▶ **TASK**: Tally the lines containing "that" and report the number alone.

Source code of charts

+-------+

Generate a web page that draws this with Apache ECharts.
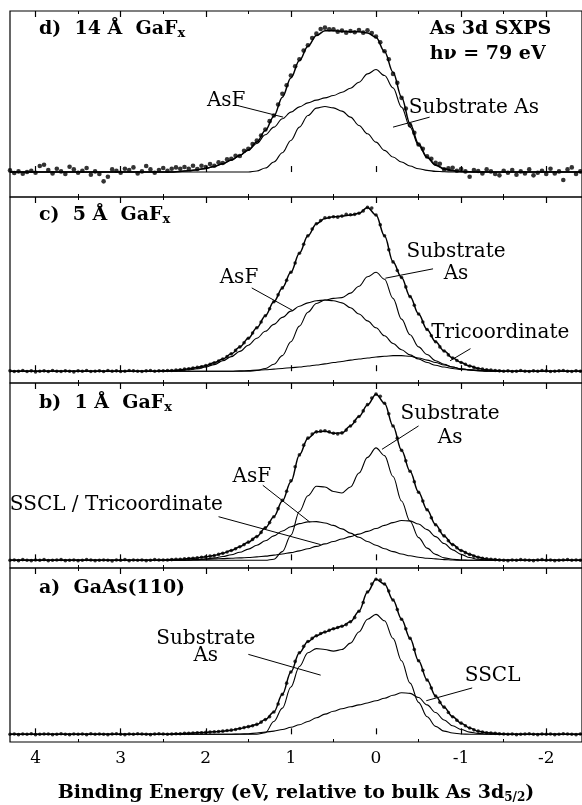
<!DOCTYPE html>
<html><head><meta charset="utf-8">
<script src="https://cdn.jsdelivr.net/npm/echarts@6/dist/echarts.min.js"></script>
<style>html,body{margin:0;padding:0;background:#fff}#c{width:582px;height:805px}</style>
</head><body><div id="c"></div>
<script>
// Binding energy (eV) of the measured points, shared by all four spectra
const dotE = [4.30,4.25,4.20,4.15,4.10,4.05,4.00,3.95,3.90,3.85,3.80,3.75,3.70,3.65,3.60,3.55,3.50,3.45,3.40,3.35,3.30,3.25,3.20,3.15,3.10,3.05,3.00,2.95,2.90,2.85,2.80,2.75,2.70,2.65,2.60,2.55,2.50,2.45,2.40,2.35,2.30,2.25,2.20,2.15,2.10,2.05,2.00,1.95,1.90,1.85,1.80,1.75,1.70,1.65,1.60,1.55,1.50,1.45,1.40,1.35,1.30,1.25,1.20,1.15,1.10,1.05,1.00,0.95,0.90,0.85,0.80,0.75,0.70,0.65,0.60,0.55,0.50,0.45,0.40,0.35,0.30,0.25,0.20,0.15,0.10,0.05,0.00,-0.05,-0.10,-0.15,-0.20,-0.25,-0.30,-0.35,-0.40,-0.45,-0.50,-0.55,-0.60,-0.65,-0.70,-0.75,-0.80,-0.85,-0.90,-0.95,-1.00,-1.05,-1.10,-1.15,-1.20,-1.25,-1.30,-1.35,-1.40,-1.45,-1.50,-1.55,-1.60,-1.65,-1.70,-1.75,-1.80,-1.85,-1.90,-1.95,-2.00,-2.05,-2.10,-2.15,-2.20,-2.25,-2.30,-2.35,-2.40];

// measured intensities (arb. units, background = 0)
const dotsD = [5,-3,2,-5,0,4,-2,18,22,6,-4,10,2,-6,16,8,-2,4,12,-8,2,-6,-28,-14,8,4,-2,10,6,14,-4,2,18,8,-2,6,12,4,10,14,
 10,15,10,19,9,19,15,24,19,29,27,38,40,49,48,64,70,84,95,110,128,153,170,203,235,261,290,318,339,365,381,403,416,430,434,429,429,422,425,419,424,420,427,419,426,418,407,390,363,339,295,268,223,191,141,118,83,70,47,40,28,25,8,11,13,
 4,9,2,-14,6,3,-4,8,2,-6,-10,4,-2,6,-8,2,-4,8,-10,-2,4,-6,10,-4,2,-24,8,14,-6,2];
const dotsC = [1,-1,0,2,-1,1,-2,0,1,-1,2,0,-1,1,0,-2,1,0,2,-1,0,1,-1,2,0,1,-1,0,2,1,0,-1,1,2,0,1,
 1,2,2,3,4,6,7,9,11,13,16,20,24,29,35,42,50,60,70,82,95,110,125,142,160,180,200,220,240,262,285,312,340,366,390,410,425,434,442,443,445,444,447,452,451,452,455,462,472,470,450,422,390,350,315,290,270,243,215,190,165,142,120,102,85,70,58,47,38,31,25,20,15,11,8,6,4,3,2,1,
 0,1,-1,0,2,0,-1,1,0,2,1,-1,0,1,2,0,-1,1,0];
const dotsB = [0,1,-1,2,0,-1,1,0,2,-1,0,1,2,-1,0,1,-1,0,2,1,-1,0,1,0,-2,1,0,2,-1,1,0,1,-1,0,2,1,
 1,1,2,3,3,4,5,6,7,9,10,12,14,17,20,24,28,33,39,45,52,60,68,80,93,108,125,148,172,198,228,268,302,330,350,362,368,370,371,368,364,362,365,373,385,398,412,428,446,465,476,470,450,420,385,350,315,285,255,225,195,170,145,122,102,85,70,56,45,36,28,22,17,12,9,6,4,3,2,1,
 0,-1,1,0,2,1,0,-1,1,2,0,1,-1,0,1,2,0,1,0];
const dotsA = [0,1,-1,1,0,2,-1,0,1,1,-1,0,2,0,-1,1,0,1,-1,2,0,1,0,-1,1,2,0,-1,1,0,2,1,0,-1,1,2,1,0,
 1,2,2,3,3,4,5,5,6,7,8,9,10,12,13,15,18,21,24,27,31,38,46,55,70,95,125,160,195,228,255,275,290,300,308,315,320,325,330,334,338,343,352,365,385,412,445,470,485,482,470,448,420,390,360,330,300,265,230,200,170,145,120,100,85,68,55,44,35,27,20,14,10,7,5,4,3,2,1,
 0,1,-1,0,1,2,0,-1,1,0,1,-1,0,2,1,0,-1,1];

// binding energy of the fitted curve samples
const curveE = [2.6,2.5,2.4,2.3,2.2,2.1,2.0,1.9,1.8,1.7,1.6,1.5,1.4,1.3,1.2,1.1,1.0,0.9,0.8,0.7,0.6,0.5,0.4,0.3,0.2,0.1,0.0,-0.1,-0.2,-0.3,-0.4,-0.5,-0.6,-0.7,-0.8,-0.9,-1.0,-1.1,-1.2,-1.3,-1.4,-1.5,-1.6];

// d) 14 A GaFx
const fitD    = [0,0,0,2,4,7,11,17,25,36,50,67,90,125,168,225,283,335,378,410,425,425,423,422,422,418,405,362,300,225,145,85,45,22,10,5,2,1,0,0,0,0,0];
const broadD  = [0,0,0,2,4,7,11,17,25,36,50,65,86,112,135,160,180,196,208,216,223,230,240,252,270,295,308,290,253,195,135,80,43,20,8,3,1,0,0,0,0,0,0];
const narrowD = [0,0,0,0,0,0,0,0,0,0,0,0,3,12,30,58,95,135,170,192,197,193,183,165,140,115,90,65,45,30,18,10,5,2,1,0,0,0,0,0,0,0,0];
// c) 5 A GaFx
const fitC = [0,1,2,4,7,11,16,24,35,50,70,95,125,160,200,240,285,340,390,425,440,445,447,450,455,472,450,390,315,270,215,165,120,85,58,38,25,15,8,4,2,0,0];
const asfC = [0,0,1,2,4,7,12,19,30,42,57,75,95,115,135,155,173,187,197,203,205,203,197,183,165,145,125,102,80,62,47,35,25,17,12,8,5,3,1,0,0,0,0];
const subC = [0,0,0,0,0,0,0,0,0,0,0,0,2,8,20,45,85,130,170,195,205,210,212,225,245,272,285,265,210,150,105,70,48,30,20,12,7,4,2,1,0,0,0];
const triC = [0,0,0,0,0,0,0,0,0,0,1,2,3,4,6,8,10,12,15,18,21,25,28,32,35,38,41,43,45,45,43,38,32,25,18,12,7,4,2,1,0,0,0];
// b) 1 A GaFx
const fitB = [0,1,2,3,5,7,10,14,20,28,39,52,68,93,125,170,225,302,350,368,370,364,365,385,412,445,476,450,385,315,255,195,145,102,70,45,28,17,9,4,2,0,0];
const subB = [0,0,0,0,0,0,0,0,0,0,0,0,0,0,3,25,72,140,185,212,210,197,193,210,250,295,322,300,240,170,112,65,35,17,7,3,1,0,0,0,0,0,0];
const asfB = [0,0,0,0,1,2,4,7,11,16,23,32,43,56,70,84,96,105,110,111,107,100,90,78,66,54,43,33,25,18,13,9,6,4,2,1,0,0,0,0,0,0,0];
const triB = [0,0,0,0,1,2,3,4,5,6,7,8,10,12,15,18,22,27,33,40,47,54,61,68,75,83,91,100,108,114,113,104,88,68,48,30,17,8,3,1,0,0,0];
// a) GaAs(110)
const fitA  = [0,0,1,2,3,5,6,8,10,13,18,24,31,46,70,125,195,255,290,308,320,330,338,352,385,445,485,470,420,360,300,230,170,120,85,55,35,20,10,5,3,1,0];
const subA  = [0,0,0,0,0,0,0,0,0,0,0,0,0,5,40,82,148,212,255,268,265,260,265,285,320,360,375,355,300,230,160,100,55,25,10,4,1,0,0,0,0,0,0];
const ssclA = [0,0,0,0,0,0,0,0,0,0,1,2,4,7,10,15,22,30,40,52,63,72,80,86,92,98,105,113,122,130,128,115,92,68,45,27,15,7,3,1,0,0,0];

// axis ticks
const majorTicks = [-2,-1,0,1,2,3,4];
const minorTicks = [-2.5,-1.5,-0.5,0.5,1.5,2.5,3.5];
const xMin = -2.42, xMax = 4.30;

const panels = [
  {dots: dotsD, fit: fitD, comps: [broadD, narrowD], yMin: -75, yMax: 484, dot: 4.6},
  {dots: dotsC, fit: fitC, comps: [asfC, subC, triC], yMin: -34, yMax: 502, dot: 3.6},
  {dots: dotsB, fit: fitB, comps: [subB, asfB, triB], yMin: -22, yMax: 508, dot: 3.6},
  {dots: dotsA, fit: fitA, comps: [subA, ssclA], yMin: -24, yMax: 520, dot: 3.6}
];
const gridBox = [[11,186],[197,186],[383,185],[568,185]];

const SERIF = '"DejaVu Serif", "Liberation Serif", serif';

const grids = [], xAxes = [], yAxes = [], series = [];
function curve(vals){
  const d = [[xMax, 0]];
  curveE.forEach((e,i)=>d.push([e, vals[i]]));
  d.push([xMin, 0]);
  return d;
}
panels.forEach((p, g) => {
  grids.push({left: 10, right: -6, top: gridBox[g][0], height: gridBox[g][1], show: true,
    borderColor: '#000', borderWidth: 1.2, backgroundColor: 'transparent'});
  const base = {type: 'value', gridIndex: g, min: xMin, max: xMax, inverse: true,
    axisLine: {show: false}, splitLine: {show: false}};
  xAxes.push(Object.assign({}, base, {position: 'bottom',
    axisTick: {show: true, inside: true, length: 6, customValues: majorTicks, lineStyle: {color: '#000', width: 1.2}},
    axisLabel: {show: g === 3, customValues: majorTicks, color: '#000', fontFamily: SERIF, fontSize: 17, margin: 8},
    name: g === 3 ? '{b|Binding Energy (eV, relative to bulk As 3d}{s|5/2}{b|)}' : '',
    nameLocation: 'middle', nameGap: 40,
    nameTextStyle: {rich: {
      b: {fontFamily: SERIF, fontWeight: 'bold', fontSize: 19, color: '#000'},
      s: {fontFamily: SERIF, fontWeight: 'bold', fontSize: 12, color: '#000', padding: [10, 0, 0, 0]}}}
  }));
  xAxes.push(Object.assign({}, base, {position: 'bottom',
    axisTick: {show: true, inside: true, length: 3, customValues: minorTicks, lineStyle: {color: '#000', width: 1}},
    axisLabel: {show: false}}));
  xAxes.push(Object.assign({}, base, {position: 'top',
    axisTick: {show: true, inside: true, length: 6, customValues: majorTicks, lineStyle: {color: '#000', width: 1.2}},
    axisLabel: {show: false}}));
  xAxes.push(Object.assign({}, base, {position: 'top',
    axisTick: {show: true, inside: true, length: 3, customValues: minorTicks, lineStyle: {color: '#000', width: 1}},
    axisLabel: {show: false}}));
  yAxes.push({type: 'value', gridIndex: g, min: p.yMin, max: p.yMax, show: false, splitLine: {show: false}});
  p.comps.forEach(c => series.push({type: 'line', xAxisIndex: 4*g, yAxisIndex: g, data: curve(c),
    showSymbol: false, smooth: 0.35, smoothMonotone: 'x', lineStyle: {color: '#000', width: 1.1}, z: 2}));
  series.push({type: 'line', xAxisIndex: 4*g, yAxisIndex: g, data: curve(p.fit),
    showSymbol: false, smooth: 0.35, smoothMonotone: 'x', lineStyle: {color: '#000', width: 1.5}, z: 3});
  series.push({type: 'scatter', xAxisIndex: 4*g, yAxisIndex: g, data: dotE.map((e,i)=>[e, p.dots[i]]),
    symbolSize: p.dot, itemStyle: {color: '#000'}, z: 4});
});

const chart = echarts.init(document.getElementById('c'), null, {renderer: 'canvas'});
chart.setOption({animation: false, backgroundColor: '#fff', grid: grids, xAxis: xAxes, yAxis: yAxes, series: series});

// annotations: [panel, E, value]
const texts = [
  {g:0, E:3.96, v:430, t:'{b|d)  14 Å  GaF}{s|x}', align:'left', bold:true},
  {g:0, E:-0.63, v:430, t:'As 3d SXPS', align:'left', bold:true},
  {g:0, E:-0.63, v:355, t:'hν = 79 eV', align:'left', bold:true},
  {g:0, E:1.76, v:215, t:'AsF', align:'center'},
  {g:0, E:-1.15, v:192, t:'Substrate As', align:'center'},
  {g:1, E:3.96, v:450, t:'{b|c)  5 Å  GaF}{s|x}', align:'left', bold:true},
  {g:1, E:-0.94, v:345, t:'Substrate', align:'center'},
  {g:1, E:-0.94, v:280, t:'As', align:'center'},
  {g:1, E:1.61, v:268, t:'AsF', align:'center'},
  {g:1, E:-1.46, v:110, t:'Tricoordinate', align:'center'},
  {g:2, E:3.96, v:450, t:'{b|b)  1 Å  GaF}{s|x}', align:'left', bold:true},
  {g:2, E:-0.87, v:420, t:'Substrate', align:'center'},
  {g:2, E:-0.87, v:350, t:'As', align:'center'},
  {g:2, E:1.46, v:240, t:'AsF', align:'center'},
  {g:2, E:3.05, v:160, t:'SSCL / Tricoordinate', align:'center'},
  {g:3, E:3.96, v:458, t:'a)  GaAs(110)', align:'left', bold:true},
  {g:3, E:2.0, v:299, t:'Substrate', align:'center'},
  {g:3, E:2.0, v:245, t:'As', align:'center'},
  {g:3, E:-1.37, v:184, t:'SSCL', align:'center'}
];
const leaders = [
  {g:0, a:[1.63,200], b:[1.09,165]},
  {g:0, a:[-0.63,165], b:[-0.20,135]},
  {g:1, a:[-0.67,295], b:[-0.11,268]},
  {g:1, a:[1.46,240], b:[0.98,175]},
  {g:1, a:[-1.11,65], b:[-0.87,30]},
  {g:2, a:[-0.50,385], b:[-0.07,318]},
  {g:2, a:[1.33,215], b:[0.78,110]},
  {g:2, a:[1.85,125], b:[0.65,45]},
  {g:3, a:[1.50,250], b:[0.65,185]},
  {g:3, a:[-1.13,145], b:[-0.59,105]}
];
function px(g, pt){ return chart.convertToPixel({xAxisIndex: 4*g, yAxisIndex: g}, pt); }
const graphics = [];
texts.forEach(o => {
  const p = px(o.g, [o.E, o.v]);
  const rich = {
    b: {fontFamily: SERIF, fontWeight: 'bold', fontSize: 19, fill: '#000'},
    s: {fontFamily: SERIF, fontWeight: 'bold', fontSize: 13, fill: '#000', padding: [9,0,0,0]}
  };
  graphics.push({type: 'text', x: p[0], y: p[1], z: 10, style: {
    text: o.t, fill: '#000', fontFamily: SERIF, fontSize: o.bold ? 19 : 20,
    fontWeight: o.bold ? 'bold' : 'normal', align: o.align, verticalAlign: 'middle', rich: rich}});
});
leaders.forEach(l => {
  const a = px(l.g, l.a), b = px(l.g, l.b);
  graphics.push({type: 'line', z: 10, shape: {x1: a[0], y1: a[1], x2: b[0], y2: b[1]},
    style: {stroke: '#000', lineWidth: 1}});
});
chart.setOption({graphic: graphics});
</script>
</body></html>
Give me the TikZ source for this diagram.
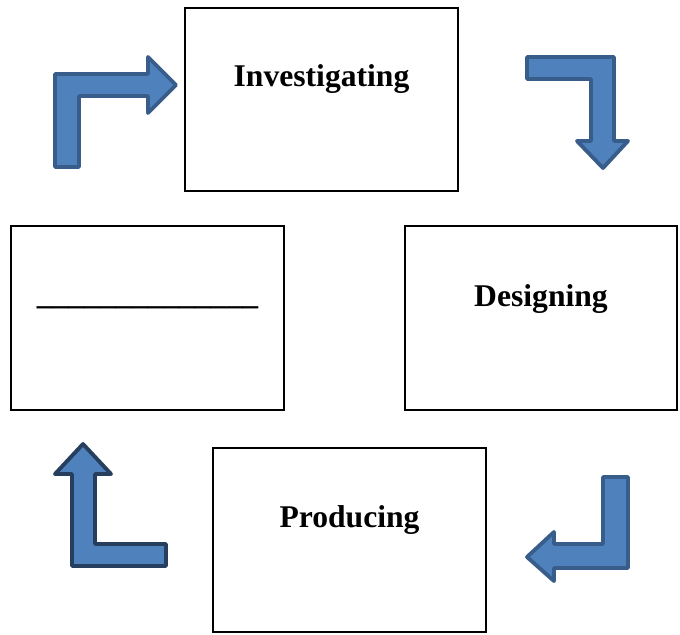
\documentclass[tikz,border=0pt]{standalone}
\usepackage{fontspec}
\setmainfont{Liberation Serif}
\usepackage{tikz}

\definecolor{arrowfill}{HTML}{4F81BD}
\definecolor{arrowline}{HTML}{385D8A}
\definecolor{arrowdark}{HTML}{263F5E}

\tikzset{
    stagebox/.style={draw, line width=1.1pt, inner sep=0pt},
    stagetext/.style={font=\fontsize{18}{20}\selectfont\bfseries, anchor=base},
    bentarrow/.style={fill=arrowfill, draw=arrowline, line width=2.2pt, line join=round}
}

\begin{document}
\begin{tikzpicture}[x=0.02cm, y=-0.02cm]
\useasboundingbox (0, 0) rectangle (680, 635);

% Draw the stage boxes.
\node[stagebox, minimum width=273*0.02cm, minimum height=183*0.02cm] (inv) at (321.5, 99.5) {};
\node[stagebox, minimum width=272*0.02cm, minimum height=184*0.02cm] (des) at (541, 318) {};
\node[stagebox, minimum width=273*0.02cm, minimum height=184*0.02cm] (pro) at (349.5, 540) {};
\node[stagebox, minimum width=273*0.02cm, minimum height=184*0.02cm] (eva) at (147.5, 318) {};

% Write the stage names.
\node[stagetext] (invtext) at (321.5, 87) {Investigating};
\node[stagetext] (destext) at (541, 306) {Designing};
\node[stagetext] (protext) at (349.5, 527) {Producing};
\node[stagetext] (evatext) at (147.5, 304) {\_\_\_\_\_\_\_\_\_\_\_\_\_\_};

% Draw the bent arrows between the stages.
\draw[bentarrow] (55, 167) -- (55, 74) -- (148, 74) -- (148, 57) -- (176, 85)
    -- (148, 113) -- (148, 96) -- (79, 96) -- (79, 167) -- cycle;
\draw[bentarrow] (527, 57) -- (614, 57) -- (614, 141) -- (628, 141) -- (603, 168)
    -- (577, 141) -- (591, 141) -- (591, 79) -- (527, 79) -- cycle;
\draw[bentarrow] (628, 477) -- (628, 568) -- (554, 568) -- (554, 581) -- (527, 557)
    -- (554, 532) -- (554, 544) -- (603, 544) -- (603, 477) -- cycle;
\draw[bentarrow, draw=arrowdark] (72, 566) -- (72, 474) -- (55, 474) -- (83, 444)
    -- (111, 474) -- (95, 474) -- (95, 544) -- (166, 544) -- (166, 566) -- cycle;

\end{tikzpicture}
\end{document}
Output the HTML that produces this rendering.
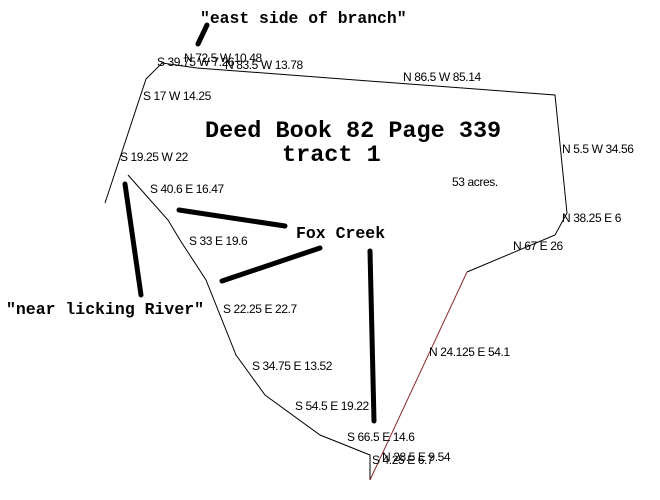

+-------+

▶ **SOLVED PROBLEM**: 2